I am very new to Python and Web-Scraping. I am trying to access the data in all of the tables on this web page and I am unsure why my code is not working. Perhaps something to do with JavaScript and python’s inability to read it. My code is:
from urllib.request import urlopen from bs4 import BeautifulSoup import requests headers = {"User-Agent":"Mozilla/5.0 (Macintosh; Intel Mac OS X 10_15_4) AppleWebKit/537.36 (KHTML, like Gecko) Chrome/83.0.4103.97 Safari/537.36"} res = requests.get("https://www.mcmaster.com/cam-lock-fittings/material~aluminum/", headers=headers) soup = BeautifulSoup(res.text, 'lxml') item_containers = soup.findAll("div", {"class":"ItmTblCntnr PrsnttnTbl"}) print(len(item_containers))
Any help would be greatly appreciated! Thanks!
Maybe you should try using the html.parser and the content attribute of the response:
soup = BeautifulSoup(res.content, "html.parser")
By they way which version of Beautiful soup are you using? In mine I have to use find_all instead of findAll.
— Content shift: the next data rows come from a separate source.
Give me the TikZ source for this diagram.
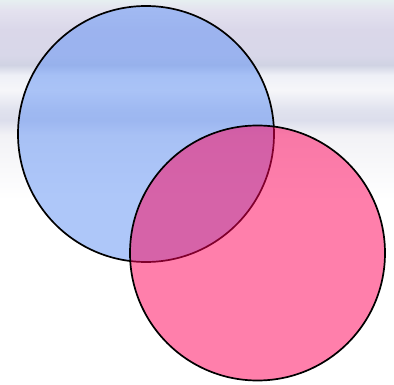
\documentclass[tikz,border=0pt]{standalone}
\begin{document}
\begin{tikzpicture}[x=1pt,y=1pt,
  band/.style={draw=none},
  venn/.style={circle,draw=black,line width=1.7pt,inner sep=0pt,minimum size=256pt},
]
\definecolor{bgA}{HTML}{E6EFF0}
\definecolor{bgB}{HTML}{E4E2EF}
\definecolor{bgC}{HTML}{DAD7E9}
\definecolor{bgD}{HTML}{D8D7E9}
\definecolor{bgE}{HTML}{D0D3E3}
\definecolor{bgF}{HTML}{EEF0F7}
\definecolor{bgG}{HTML}{F6F6F9}
\definecolor{bgH}{HTML}{E0E2EE}
\definecolor{bgI}{HTML}{DCDEEC}
\definecolor{bgJ}{HTML}{F2F2F6}
\definecolor{bluefill}{RGB}{95,145,245}
\definecolor{pinkfill}{RGB}{255,0,89}
\useasboundingbox (0,0) rectangle (394,384);
\fill[white] (0,0) rectangle (394,384);
% background bands (top y=384)
\shade[band,top color=bgA,bottom color=bgB] (0,384) rectangle (394,374);
\shade[band,top color=bgB,bottom color=bgC] (0,374) rectangle (394,354);
\shade[band,top color=bgC,bottom color=bgD] (0,354) rectangle (394,329);
\shade[band,top color=bgD,bottom color=bgE] (0,329) rectangle (394,319);
\shade[band,top color=bgE,bottom color=bgF] (0,319) rectangle (394,309);
\shade[band,top color=bgF,bottom color=bgG] (0,309) rectangle (394,294);
\shade[band,top color=bgG,bottom color=bgH] (0,294) rectangle (394,274);
\shade[band,top color=bgH,bottom color=bgI] (0,274) rectangle (394,264);
\shade[band,top color=bgI,bottom color=bgJ] (0,264) rectangle (394,249);
\shade[band,top color=bgJ,bottom color=white] (0,249) rectangle (394,184);
% circles
\node[venn,fill=bluefill,fill opacity=0.5,draw opacity=1] (blue) at (146,250) {};
\node[venn,fill=pinkfill,fill opacity=0.5,draw opacity=1,minimum size=255pt] (pink) at (257.5,131) {};
\end{tikzpicture}
\end{document}
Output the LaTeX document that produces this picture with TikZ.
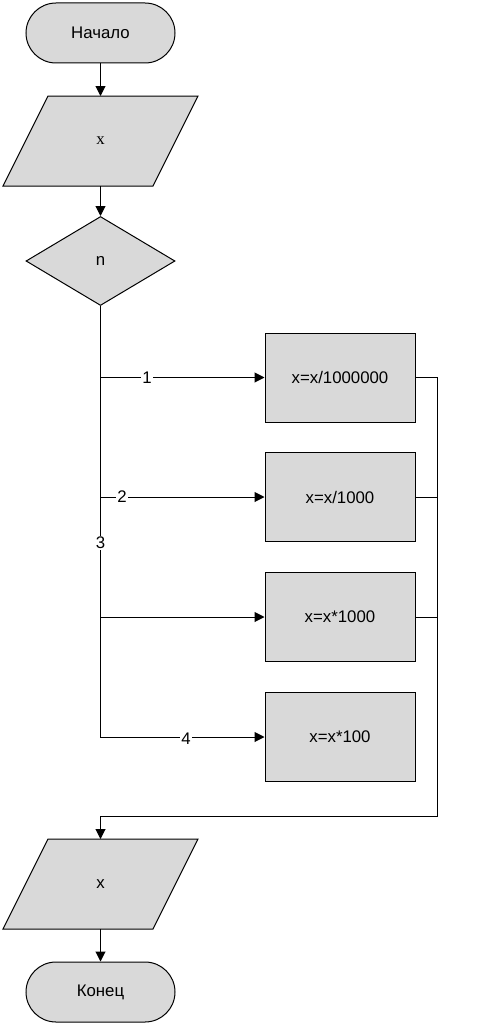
\documentclass[tikz,border=0pt]{standalone}
\usepackage{fontspec}
\setmainfont{Liberation Sans}
\newfontfamily\serifx{Liberation Serif}
\usetikzlibrary{arrows.meta,shapes.geometric}
\definecolor{fillc}{RGB}{217,217,217}
\begin{document}
\begin{tikzpicture}[x=1pt,y=-1pt,
  every node/.style={font=\fontsize{16.8}{20}\selectfont},
  shp/.style={draw=black,fill=fillc,line width=1pt},
  term/.style={shp,rounded corners=30pt,minimum width=149pt,minimum height=60pt,inner sep=0pt},
  proc/.style={shp,minimum width=150pt,minimum height=89pt,inner sep=0pt},
  dec/.style={shp,diamond,minimum width=149pt,minimum height=89pt,inner sep=0pt},
  lab/.style={fill=white,inner sep=1pt},
  conn/.style={line width=1pt},
  arr/.style={conn,-{Triangle[length=10pt,width=10pt]}}]
\useasboundingbox (0,0) rectangle (488,1025);
% start
\node[term] (start) at (100.5,33) {Начало};
% input
\draw[shp] (48,96) -- (198,96) -- (153,186) -- (3,186) -- cycle;
\node (in) at (100.5,141) {\serifx x};
\coordinate (inT) at (100.5,96);
\coordinate (inB) at (100.5,186);
% decision
\node[dec] (d) at (100.5,261) {n};
% process boxes
\node[proc] (b1) at (340,377.5) {x=x/1000000};
\node[proc] (b2) at (340,497) {x=x/1000};
\node[proc] (b3) at (340,617) {x=x*1000};
\node[proc] (b4) at (340,737) {x=x*100};
% output
\draw[shp] (48,839) -- (198,839) -- (153,929) -- (3,929) -- cycle;
\node (out) at (100.5,884) {x};
\coordinate (outT) at (100.5,839);
\coordinate (outB) at (100.5,929);
% end
\node[term] (end) at (100.5,992) {Конец};
% collector
\coordinate (m) at (437,816);
% connectors
\draw[arr] (start) -- (inT);
\draw[arr] (inB) -- (d.north);
\draw[arr] (d.south) |- (b4.west);
\draw[arr] (d.south |- b1.west) -- (b1.west);
\draw[arr] (d.south |- b2.west) -- (b2.west);
\draw[arr] (d.south |- b3.west) -- (b3.west);
\draw[arr] (b1.east) -| (m) -| (outT);
\draw[conn] (b2.east) -- (b2.east -| m);
\draw[conn] (b3.east) -- (b3.east -| m);
\draw[arr] (outB) -- (end);
% labels
\node[lab] (l1) at (147,377.5) {1};
\node[lab] (l2) at (122,497) {2};
\node[lab] (l3) at (100.5,543) {3};
\node[lab] (l4) at (186,739) {4};
\end{tikzpicture}
\end{document}
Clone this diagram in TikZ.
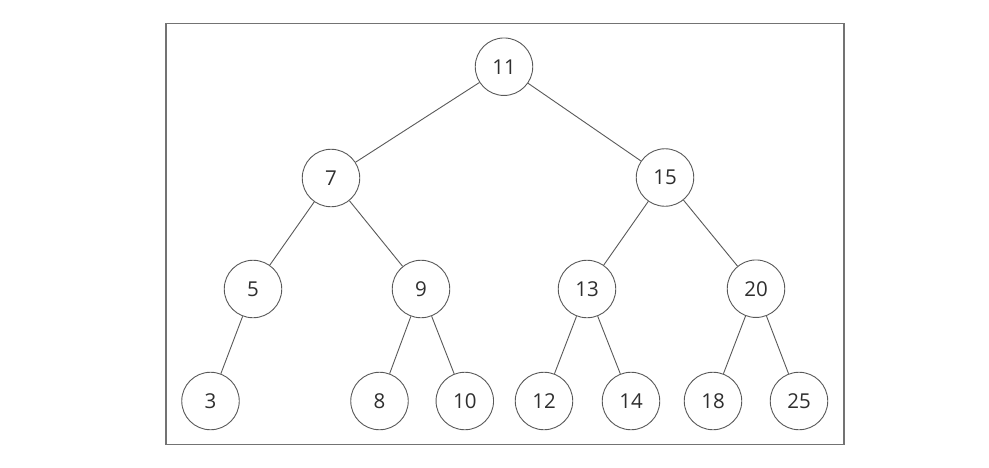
\documentclass[tikz,border=0pt]{standalone}
\usepackage{fontspec}
\setmainfont{Open Sans}
\begin{document}
\begin{tikzpicture}[x=1pt,y=-1pt,
  tnode/.style={circle,draw=black!65,line width=0.9pt,minimum size=57.5pt,inner sep=0pt,
    font=\fontsize{20.5}{22}\selectfont,text=black!82},
  edge/.style={draw=black!65,line width=0.9pt}]
\useasboundingbox (0,0) rectangle (989,467);
\draw[black!55,line width=1.3pt] (166,23.5) rectangle (844,444.5);
\node[tnode] (n11) at (504,66.7) {11};
\node[tnode] (n7) at (331,178) {7};
\node[tnode] (n15) at (665,177.5) {15};
\node[tnode] (n5) at (253,289) {5};
\node[tnode] (n9) at (421,289) {9};
\node[tnode] (n13) at (587,289) {13};
\node[tnode] (n20) at (756,288.7) {20};
\node[tnode] (n3) at (210.5,401) {3};
\node[tnode] (n8) at (379.5,401) {8};
\node[tnode] (n10) at (464.8,401) {10};
\node[tnode] (n12) at (544,401) {12};
\node[tnode] (n14) at (631,401) {14};
\node[tnode] (n18) at (713,401) {18};
\node[tnode] (n25) at (799,401) {25};
\foreach \a/\b in {n11/n7,n11/n15,n7/n5,n7/n9,n15/n13,n15/n20,n5/n3,n9/n8,n9/n10,n13/n12,n13/n14,n20/n18,n20/n25}
  \path[edge] (\a) -- (\b);
\end{tikzpicture}
\end{document}
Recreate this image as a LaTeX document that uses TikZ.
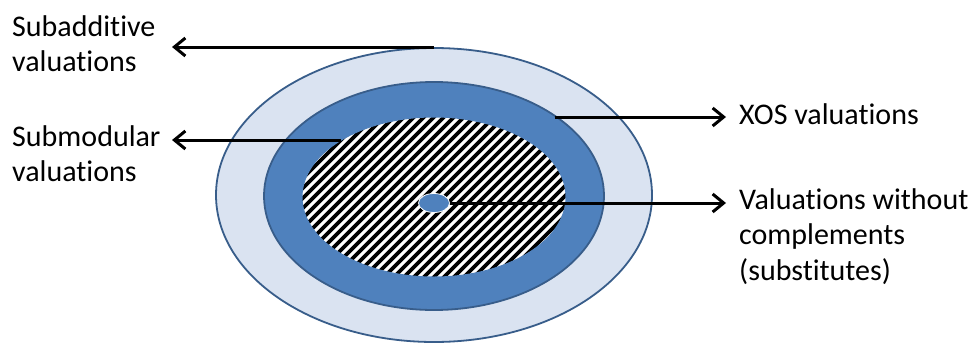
\documentclass[tikz,border=0pt]{standalone}
\usepackage{fontspec}
\setmainfont{Carlito}[RawFeature={-liga;-clig;-calt;-dlig}]
\usetikzlibrary{arrows.meta,shapes.geometric}
\definecolor{lightblue}{HTML}{DAE3F1}
\definecolor{midblue}{HTML}{4F81BD}
\definecolor{edgeblue}{HTML}{385D8A}
\tikzset{
  ring/.style={ellipse, inner sep=0pt, outer sep=0pt, draw=edgeblue, line width=1.8pt},
  lbl/.style={anchor=north west, inner sep=0pt, align=left, font=\fontsize{30}{35.5}\selectfont},
  pointer/.style={line width=3pt, -{Straight Barb[length=11pt,width=18pt,line width=3pt]}}
}
\begin{document}
\begin{tikzpicture}[x=1pt,y=-1pt]
\useasboundingbox[fill=white] (0,0) rectangle (977,343);
% ellipses
\node[ring, fill=lightblue, minimum width=436pt, minimum height=294pt] (outer) at (434,195) {};
\node[ring, fill=midblue, minimum width=340pt, minimum height=228pt] (middle) at (434,196) {};
\node[ellipse, inner sep=0pt, outer sep=0pt, fill=white, draw=midblue, line width=1pt,
      minimum width=264pt, minimum height=160pt,
      path picture={
        \foreach \i in {-330,-320,...,330}
          \draw[line width=3.7pt, black]
            ([shift={(\i pt-150pt,-150pt)}]path picture bounding box.center) --
            ([shift={(\i pt+150pt,150pt)}]path picture bounding box.center);
      }] (inner) at (434,197) {};
\node[ellipse, inner sep=0pt, outer sep=0pt, fill=midblue, draw=white, line width=0.8pt,
      minimum width=31pt, minimum height=19pt] (small) at (434,203) {};
% arrow end points
\coordinate (p1) at (434,47);
\coordinate (t1) at (172,47);
\coordinate (p2) at (341,140);
\coordinate (t2) at (172,140);
\coordinate (p3) at (555,117);
\coordinate (t3) at (726,117);
\coordinate (t4) at (726,203);
% labels
\node[lbl] (subadd) at (12,15) {Subadditive\\valuations};
\node[lbl] (submod) at (12,125) {Submodular\\valuations};
\node[lbl] (xos) at (739,103) {XOS valuations};
\node[lbl] (nocomp) at (739,188) {Valuations without\\complements\\(substitutes)};
% arrows
\draw[pointer] (p1) -- (t1);
\draw[pointer] (p2) -- (t2);
\draw[pointer] (p3) -- (t3);
\draw[pointer] (small.east) -- (t4);
\end{tikzpicture}
\end{document}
I went ahead and opened up the webpage that you are trying to access with your code. When you see the spinner animation on the page that indicated that it is using JavaScript. When you make a request with the requests library it doesn’t execute any JavaScript. It only receives the html that the server sends. In this case the tables you are trying to access probably dont exist in the initial page load of the web page. So of you would want to web scrape a webpage like this you would use some browser automation software like selenium.